What Nick & Co need to set up are Pol-Pot type re-education camps so we can replace our faulty memories with corrected memories.

John Endicott
Reply to  Bryan
November 20, 2018 9:36 am

Nick & Co aren’t trying to convince you that your memory is false. They know that your memory is true (even though they’ll never publicly admit it). It’s the younger generations they are trying to convince because the truth about the 1970s “consensus” is inconvenient to the snake-oil they’ve been selling

Honest liberty
Reply to  John Endicott
November 20, 2018 12:58 pm

Well I’m the younger generation as are my friends. We’re all vastly more read on the topic of climate (albeit not scientists but years worth of study compared to the average news parrot).
You can be assured we aren’t falling for his sophistry, but rather laughing at him for his disappointingly naive religiosity

Philip Schaeffer
Reply to  Honest liberty
November 20, 2018 8:30 pm

Yeah, cause we all know that your memory of what you heard and how you felt about it at the time trumps a thorough look at what scientists were actually publishing!
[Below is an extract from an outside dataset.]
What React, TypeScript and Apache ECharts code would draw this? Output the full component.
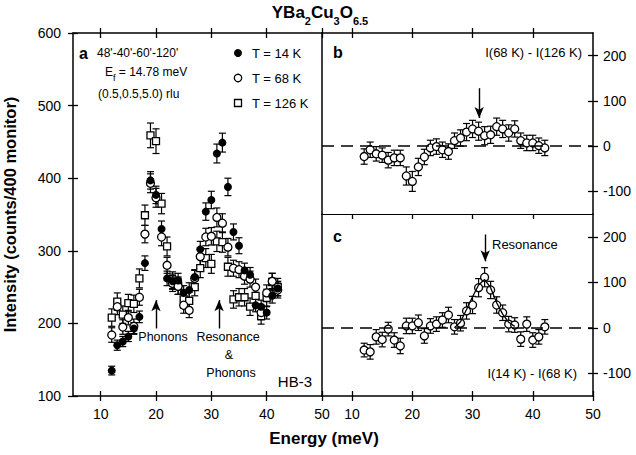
import React, { useEffect, useRef } from 'react';
import * as echarts from 'echarts';

const energies = [12,13,14,15,16,17,18,19,20,21,22,23,24,25,26,27,28,29,30,31,32,33,34,35,36,37,38,39,40,41,42];
const t14 = [135,170,175,182,193,209,283,397,377,330,262,258,259,242,246,264,302,354,370,434,449,388,326,307,273,267,225,223,215,238,248];
const t14Err = [6,7,7,7,8,8,10,12,12,11,10,10,10,10,10,10,11,12,12,13,13,12,11,11,10,10,9,9,9,10,10];
const t68 = [184,223,195,208,196,236,323,393,373,319,280,255,251,225,218,262,292,319,320,346,338,305,276,274,265,261,250,215,242,258,246];
const t68Err = [10,11,10,10,10,11,12,13,13,12,11,11,11,11,10,11,12,12,12,13,13,12,11,11,11,11,11,10,11,11,11];
const t126 = [208,230,212,228,227,262,349,459,451,365,306,259,252,233,231,250,276,290,282,313,312,278,233,236,236,223,238,210,235,257,250];
const t126Err = [12,12,12,12,12,13,14,17,17,14,13,12,12,12,12,12,13,13,13,14,14,13,12,12,12,12,12,11,12,12,12];
const diffB = [-23,-8,-17,-20,-31,-26,-26,-66,-78,-46,-24,-4,-1,-8,-12,12,18,31,38,33,23,25,43,38,29,38,12,7,7,1,-4];
const diffBErr = [17,17,16,16,17,17,17,20,22,19,17,17,17,17,17,17,18,19,19,20,20,19,19,19,18,18,17,17,17,17,17];
const diffC = [-49,-53,-20,-26,-3,-27,-40,4,4,11,-18,4,8,17,28,2,10,37,50,88,111,83,50,33,8,6,-25,8,-27,-20,2];
const diffCErr = [15,16,16,16,15,16,17,17,17,17,16,16,16,16,17,16,17,18,19,20,21,19,18,17,17,16,16,16,16,16,16];
const fitE = [27,28,29,30,31,32,33,34,35,36,37];
const fitC = [0,13,40,68,94,106,88,55,30,12,3];

const xTicks = [10,20,30,40,50];
const xTicksInner = [10,20,30,40];
const yTicksA = [100,200,300,400,500,600];
const yTicksBC = [-100,0,100,200];

// arrows: [energy, from, to]
const arrowsA = [[20, 193, 232], [31.4, 193, 232]];
const arrowB = [31.1, 128, 62];
const arrowC = [32.1, 205, 146];

const FONT = '"Liberation Sans", Arial, Helvetica, sans-serif';
const BLACK = '#000';

function xAx(grid: number, pos: string, inside: boolean, ticks: number[], opts: any = {}) {
  return {
    type: 'value', gridIndex: grid, position: pos, min: 5, max: 50,
    axisLine: { show: opts.line !== false, onZero: false, lineStyle: { color: BLACK, width: opts.lw || 1.5 } },
    axisTick: { show: ticks.length > 0, inside, length: 5, customValues: ticks, lineStyle: { color: BLACK, width: 1.3 } },
    axisLabel: opts.labels ? { show: true, customValues: opts.labels, margin: 11, color: BLACK, fontSize: 14, fontFamily: FONT } : { show: false },
    splitLine: { show: false },
  };
}

function yAx(grid: number, pos: string, inside: boolean, min: number, max: number, ticks: number[], opts: any = {}) {
  return {
    type: 'value', gridIndex: grid, position: pos, min, max,
    axisLine: { show: opts.line !== false, onZero: false, lineStyle: { color: BLACK, width: 1.5 } },
    axisTick: { show: ticks.length > 0, inside, length: 5, customValues: ticks, lineStyle: { color: BLACK, width: 1.3 } },
    axisLabel: opts.labels ? { show: true, customValues: opts.labels, margin: opts.margin || 12, color: BLACK, fontSize: 14, fontFamily: FONT } : { show: false },
    splitLine: { show: false },
    ...(opts.name ? {
      name: opts.name, nameLocation: 'middle', nameGap: 55, nameRotate: 90,
      nameTextStyle: { fontSize: 16.5, fontWeight: 'bold', fontFamily: FONT, color: BLACK },
    } : {}),
  };
}

function errSeries(xi: number, yi: number, vals: number[], errs: number[]) {
  return {
    type: 'custom', xAxisIndex: xi, yAxisIndex: yi,
    data: energies.map((e, i) => [e, vals[i], errs[i]]),
    encode: { x: 0, y: 1 },
    silent: true,
    renderItem: (_params: any, api: any) => {
      const x = api.value(0), y = api.value(1), er = api.value(2);
      const p1 = api.coord([x, y + er]);
      const p2 = api.coord([x, y - er]);
      const w = 3.5;
      const st = { stroke: BLACK, lineWidth: 1.2 };
      return {
        type: 'group', children: [
          { type: 'line', shape: { x1: p1[0], y1: p1[1], x2: p2[0], y2: p2[1] }, style: st },
          { type: 'line', shape: { x1: p1[0] - w, y1: p1[1], x2: p1[0] + w, y2: p1[1] }, style: st },
          { type: 'line', shape: { x1: p2[0] - w, y1: p2[1], x2: p2[0] + w, y2: p2[1] }, style: st },
        ],
      };
    },
  };
}

function symSeries(xi: number, yi: number, vals: number[], kind: string, extra: any = {}) {
  const filled = kind === 'filled';
  return {
    type: 'scatter', xAxisIndex: xi, yAxisIndex: yi,
    data: energies.map((e, i) => [e, vals[i]]),
    symbol: kind === 'square' ? 'rect' : 'circle',
    symbolSize: kind === 'square' ? 7 : 8,
    itemStyle: filled ? { color: BLACK, opacity: 1 } : { color: '#fff', borderColor: BLACK, borderWidth: 1.3, opacity: 1 },
    silent: true,
    ...extra,
  };
}

function arrowLine(a: number[]) {
  return [{ coord: [a[0], a[1]] }, { coord: [a[0], a[2]] }];
}

const arrowMark = (data: any[]) => ({
  silent: true, symbol: ['none', 'arrow'], symbolSize: [7, 11],
  label: { show: false },
  lineStyle: { color: BLACK, width: 1.4, type: 'solid' },
  data,
});

const zeroMark = () => ({
  silent: true, symbol: ['none', 'none'],
  label: { show: false },
  lineStyle: { color: BLACK, width: 1.6, type: [12, 7] },
  data: [{ yAxis: 0 }],
});

function txt(text: string, x: number, y: number, size: number, align = 'left', bold = false) {
  return {
    type: 'text', x, y, silent: true,
    style: {
      text, fill: BLACK, fontSize: size, fontFamily: FONT, fontWeight: bold ? 'bold' : 'normal',
      textAlign: align, textVerticalAlign: 'middle',
    },
  };
}

export default function App() {
  const ref = useRef<HTMLDivElement>(null);
  useEffect(() => {
    document.body.style.margin = '0';
    if (!ref.current) return;
    const chart = echarts.init(ref.current, undefined, { renderer: 'svg' });

    const grids = [
      { left: 71, top: 33, width: 251, height: 363 },
      { left: 322, top: 33, width: 271, height: 181 },
      { left: 322, top: 214, width: 271, height: 182 },
    ];

    const xAxes = [
      xAx(0, 'bottom', true, xTicks, { labels: xTicks }), // 0
      xAx(0, 'bottom', false, xTicks, { line: false }), // 1
      xAx(0, 'top', true, xTicks), // 2
      xAx(0, 'top', false, xTicks, { line: false }), // 3
      xAx(1, 'top', true, xTicksInner), // 4
      xAx(1, 'top', false, xTicksInner, { line: false }), // 5
      xAx(2, 'top', true, xTicksInner, { lw: 1 }), // 6
      xAx(2, 'bottom', true, xTicks, { labels: xTicks }), // 7
      xAx(2, 'bottom', false, xTicks, { line: false }), // 8
    ];
    const yAxes = [
      yAx(0, 'left', true, 100, 600, yTicksA, { labels: yTicksA, name: 'Intensity (counts/400 monitor)' }), // 0
      yAx(0, 'left', false, 100, 600, yTicksA, { line: false }), // 1
      yAx(1, 'right', true, -150, 250, yTicksBC, { labels: yTicksBC, margin: 10 }), // 2
      yAx(1, 'right', false, -150, 250, yTicksBC, { line: false }), // 3
      yAx(1, 'left', true, -150, 250, [], {}), // 4
      yAx(2, 'right', true, -150, 250, yTicksBC, { labels: yTicksBC, margin: 10 }), // 5
      yAx(2, 'right', false, -150, 250, yTicksBC, { line: false }), // 6
      yAx(2, 'left', true, -150, 250, [], {}), // 7
    ];

    const series: any[] = [
      errSeries(0, 0, t126, t126Err),
      symSeries(0, 0, t126, 'square', { markLine: arrowMark(arrowsA.map(arrowLine)) }),
      errSeries(0, 0, t68, t68Err),
      symSeries(0, 0, t68, 'open'),
      errSeries(0, 0, t14, t14Err),
      symSeries(0, 0, t14, 'filled'),
      // panel b
      errSeries(4, 2, diffB, diffBErr),
      {
        ...symSeries(4, 2, diffB, 'open'),
        markLine: zeroMark(),
      },
      {
        type: 'scatter', xAxisIndex: 4, yAxisIndex: 2, data: [], silent: true,
        markLine: arrowMark([arrowLine(arrowB)]),
      },
      // panel c
      {
        type: 'line', xAxisIndex: 7, yAxisIndex: 5,
        data: fitE.map((e, i) => [e, fitC[i]]),
        showSymbol: false, symbol: 'none', silent: true,
        lineStyle: { color: BLACK, width: 1.3 },
        markLine: zeroMark(),
      },
      errSeries(7, 5, diffC, diffCErr),
      symSeries(7, 5, diffC, 'open'),
      {
        type: 'scatter', xAxisIndex: 7, yAxisIndex: 5, data: [], silent: true,
        markLine: arrowMark([arrowLine(arrowC)]),
      },
    ];

    const graphic: any[] = [
      // title
      {
        type: 'text', x: 320, y: 15, silent: true,
        style: {
          text: '{b|YBa}{s|2}{b|Cu}{s|3}{b|O}{s|6.5}',
          textAlign: 'center', textVerticalAlign: 'middle',
          rich: {
            b: { fontSize: 17, fontWeight: 'bold', fontFamily: FONT, fill: BLACK, lineHeight: 22, verticalAlign: 'top' },
            s: { fontSize: 11, fontWeight: 'bold', fontFamily: FONT, fill: BLACK, lineHeight: 11, verticalAlign: 'bottom' },
          },
        },
      },
      txt('Energy (meV)', 324, 438, 17, 'center', true),
      // panel a
      txt('a', 79, 53, 16, 'left', true),
      txt("48'-40'-60'-120'", 97, 53, 12),
      {
        type: 'text', x: 105, y: 74, silent: true,
        style: {
          text: '{n|E}{s|f}{n| = 14.78 meV}',
          textAlign: 'left', textVerticalAlign: 'middle',
          rich: {
            n: { fontSize: 12, fontFamily: FONT, fill: BLACK, lineHeight: 16, verticalAlign: 'top' },
            s: { fontSize: 9, fontFamily: FONT, fill: BLACK, lineHeight: 9, verticalAlign: 'bottom' },
          },
        },
      },
      txt('(0.5,0.5,5.0) rlu', 98, 94, 12),
      { type: 'circle', silent: true, shape: { cx: 238, cy: 53, r: 4 }, style: { fill: BLACK } },
      { type: 'circle', silent: true, shape: { cx: 238, cy: 78, r: 3.7 }, style: { fill: '#fff', stroke: BLACK, lineWidth: 1.3 } },
      { type: 'rect', silent: true, shape: { x: 234.5, y: 99.5, width: 7, height: 7 }, style: { fill: '#fff', stroke: BLACK, lineWidth: 1.3 } },
      txt('T = 14 K', 252, 53, 13),
      txt('T = 68 K', 252, 78, 13),
      txt('T = 126 K', 252, 103, 13),
      txt('Phonons', 163, 337, 12.5, 'center'),
      txt('Resonance', 228, 337, 12.5, 'center'),
      txt('&', 229, 355, 12.5, 'center'),
      txt('Phonons', 231, 373, 12.5, 'center'),
      txt('HB-3', 312, 381, 15, 'right'),
      // panel b
      txt('b', 333, 52, 16, 'left', true),
      txt('I(68 K) - I(126 K)', 582, 52, 13, 'right'),
      // panel c
      txt('c', 333, 236, 16, 'left', true),
      txt('Resonance', 492, 244, 13, 'left'),
      txt('I(14 K) - I(68 K)', 577, 373, 13, 'right'),
    ];

    chart.setOption({
      animation: false,
      backgroundColor: '#fff',
      grid: grids,
      xAxis: xAxes,
      yAxis: yAxes,
      series,
      graphic,
    });
    return () => chart.dispose();
  }, []);
  return <div ref={ref} style={{ width: 636, height: 455 }} />;
}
Not very skeptical scientific thinking.

honest liberty
Reply to  Philip Schaeffer
November 20, 2018 10:56 pm

Philip, was that directed at me? I am 35. My close friends and I have thousands of hours invested in the topic, and all three of us came to the same CONSENSUS :P…
CAGW isn’t real, it is a massive hoax predicated on global wealth redistribution and eugenics. For folks like you, I’m assuming, who cling to bad science (hide the decline, Phil jones talking about making up ocean temps and deliberately choosing .15C to offset the warming blip, adjustments downwards in the past, fake tree ring proxy data, bullying, countless international bureacrats talking openly about this being wealth redistribution and a forced plan to forsake capitalism, and on and on and on), there are those of us smart enough to have PERSPECTIVE. You know, that funny little thing that looks at all the players and landscape?

Something you clearly do not have, because you place your faith in liars, much to your folly.

Philip Schaeffer
Reply to  Philip Schaeffer
November 20, 2018 11:11 pm

Lol, it’s funny how the most politically and ideologically obsessed UKIP kind of people who spend most of their time ranting about politics and ideology at people to who do and talk about science, also spend the most time complaining about how political the scientists they whinge at are.

Griff
November 20, 2018 1:08 am

y’all do know the picture of a ‘Time’ cover showing on the link to this is a fake?

http://science.time.com/2013/06/06/sorry-a-time-magazine-cover-did-not-predict-a-coming-ice-age/

Please remove it!

Philip Schaeffer
Reply to  Griff
November 20, 2018 11:23 pm

I’m afraid that WUWT is much better at running articles condemning others for a lack of corrections, or late corrections, or corrections that aren’t given prominence, than it is at making corrections, doing them quickly and giving them prominence.

ren
November 20, 2018 1:10 am

We have a very large cooling in North America during the solar minimum.
comment image
The meteorological winter starts on December 1.